What Does STEM Stand For?
For five years now, I have run the STEM program at my school. When originally designing the program, I chose the name STEM for accountability of the work that we would be doing:
- It’s a Science class
- We would be using lots of different and new Technologies
- Students would be involved in Engineering design processes
- Math is the language of science.
This was also the beginning of the STEM craze. There was a much stronger push to incorporate STEM ideas, lessons, and pedagogy into existing science and math classes. STEM concepts have been around for a while. Not until recently have there been so many agents of change pushing for better and more robust STEM standards.
It is not surprising that as STEM grew, new branches of programming were added, and these modified the name. Most prevalently is STEAM, the addition of arts to the STEM acronym. Ironically, my background is in art education and the addition of arts to my program was there from day one. One might ask why the change and what are the differences with these two teaching styles?
At my alma mater, Arizona State University, there has been a recent linking of engineers and artists. This was not a mistake, but a carefully planned course of action to expose new answers to difficult problems. Since the thinking pathways of engineers and artists are different, so too must be the conclusions they come to when they encounter a problem.
A few times a year at ASU, engineering students convene with art students to discuss and explore different viewpoints to concurrent projects. This has opened the door to a host of new ideas that were never thought of or anticipated.

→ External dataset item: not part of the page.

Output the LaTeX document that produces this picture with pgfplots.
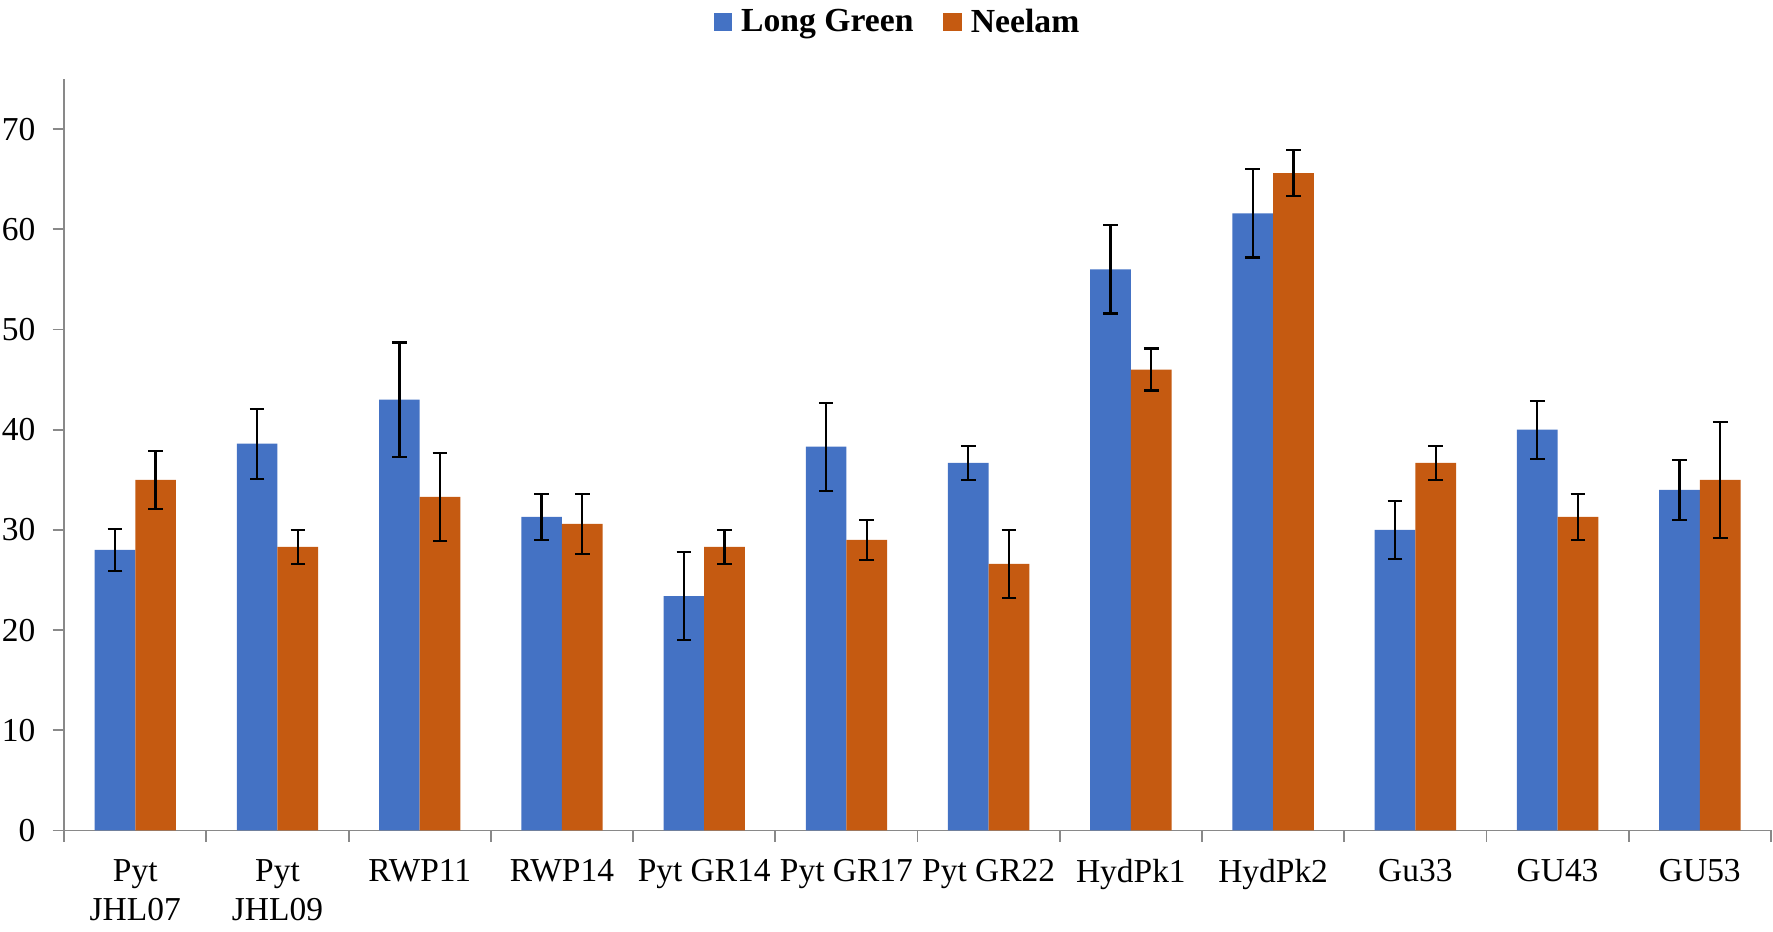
\documentclass[border=0pt]{standalone}
\usepackage{pgfplots}
\pgfplotsset{compat=1.18}
\usepackage{pgfplotstable}
\usepackage{fontspec}
\setmainfont{Liberation Serif}
\definecolor{lgblue}{HTML}{4472C4}
\definecolor{neorange}{HTML}{C55A11}
\definecolor{axgray}{HTML}{898989}

% mean and error for each accession
\pgfplotstableread{
x  lg   lgerr ne   neerr
1  28.0 2.1   35.0 2.9
2  38.6 3.5   28.3 1.7
3  43.0 5.7   33.3 4.4
4  31.3 2.3   30.6 3.0
5  23.4 4.4   28.3 1.7
6  38.3 4.4   29.0 2.0
7  36.7 1.7   26.6 3.4
8  56.0 4.4   46.0 2.1
9  61.6 4.4   65.6 2.3
10 30.0 2.9   36.7 1.7
11 40.0 2.9   31.3 2.3
12 34.0 3.0   35.0 5.8
}\data

\begin{document}
\begin{tikzpicture}
\begin{axis}[
  scale only axis, width=745pt, height=328pt,
  ybar=0pt, bar width=0.286,
  xmin=0.5, xmax=12.5, ymin=0, ymax=75,
  axis x line=bottom, axis y line=left,
  axis line style={-, axgray, line width=0.8pt},
  xtick={1,...,12},
  xticklabels={{Pyt\\JHL07},{Pyt\\JHL09},RWP11,RWP14,Pyt GR14,Pyt GR17,Pyt GR22,HydPk1,HydPk2,Gu33,GU43,GU53},
  x tick label style={align=center, font=\rmfamily\fontsize{14.6}{17}\selectfont, anchor=north, yshift=-4pt},
  major x tick style={draw=none},
  minor xtick={0.5,1.5,...,12.5},
  ytick={0,10,...,70},
  y tick label style={font=\rmfamily\fontsize{14.6}{17}\selectfont, xshift=-4pt},
  /pgf/number format/assume math mode=true,
  tick align=outside,
  tick style={axgray, line width=0.8pt},
  major tick length=5pt, minor tick length=5pt,
  legend style={at={(0.489,1)}, anchor=center, yshift=24.8pt, draw=none,
    font=\fontsize{14.7}{17}\selectfont\bfseries,
    /tikz/every even column/.append style={column sep=11pt}},
  legend columns=2,
  legend image code/.code={\fill[#1] (0pt,-4pt) rectangle (8pt,4pt);},
  error bars/y dir=both, error bars/y explicit,
  error bars/error bar style={draw=black, line width=1pt},
  error bars/error mark options={rotate=90, draw=black, mark size=3.2pt, line width=1pt},
]
\addplot[fill=lgblue, draw=none] table[x=x, y=lg, y error=lgerr]{\data};
\addplot[fill=neorange, draw=none] table[x=x, y=ne, y error=neerr]{\data};
\legend{\hspace{2pt}Long Green, \hspace{2pt}Neelam}
\end{axis}
\pgfresetboundingbox
\path[use as bounding box] ([xshift=-28pt,yshift=-44.1pt]current axis.south west) rectangle ([xshift=0.9pt,yshift=34.5pt]current axis.north east);
\end{tikzpicture}
\end{document}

Using Arts to Solve STEM Problems
By adding an artistic component to a STEM program, the teacher allows access to a different approach with brainstorming and problem interpretation. This also allows students who do not typically align themselves as “engineers” or “scientists” to have a crack at solving complex problems.
In my class, many ideas that are selected as a viable solution come from students who do not readily identify themselves as STEM thinkers. Alternatively, many of these same students grow an affinity to think more deeply and take risks with solutions to problems of which they may not have an abundance of background knowledge.
Fostering the change from STEM to STEAM
How does one foster the change from STEM to STEAM? It is simply adding some form of artistic option for students to explore the content in the class. Our first major project deals with astronomy and the understanding of components of the universe. Students in the STEM program have the option of creating an artistic interpretation of one or more concepts in the curriculum. These projects are typically stunning and find solutions to explaining the complexity of the cosmos in beautiful detail.
One must also allow students to change their way of thinking. Creativity becomes a key component and a teacher must allow students to explore all avenues of brainstorming, no matter how outside-the-box the solutions might be. If you are having trouble doing this yourself, I recommend the book A Whole New Mind by Dan Pink. Appreciating the mind of a child in all its capacities and limitations will truly open many doors for students solving complex STEM problems.
I am not sure what acronym will be gracing the headlines and conventions is years to come. I predict that we will see a merging of other core content areas, like English and Social Studies. The most important factor of any STEM, STEAM, or related program are the engineering and design processes. This is what I believe is the core of any program and what makes STEM unique. Whether you are a STEM teacher that focuses on science, STEAM with an emphasis on math, or something that has a little of everything, remember that the thinking part is most critical. It is the component that will best prepare students for future success.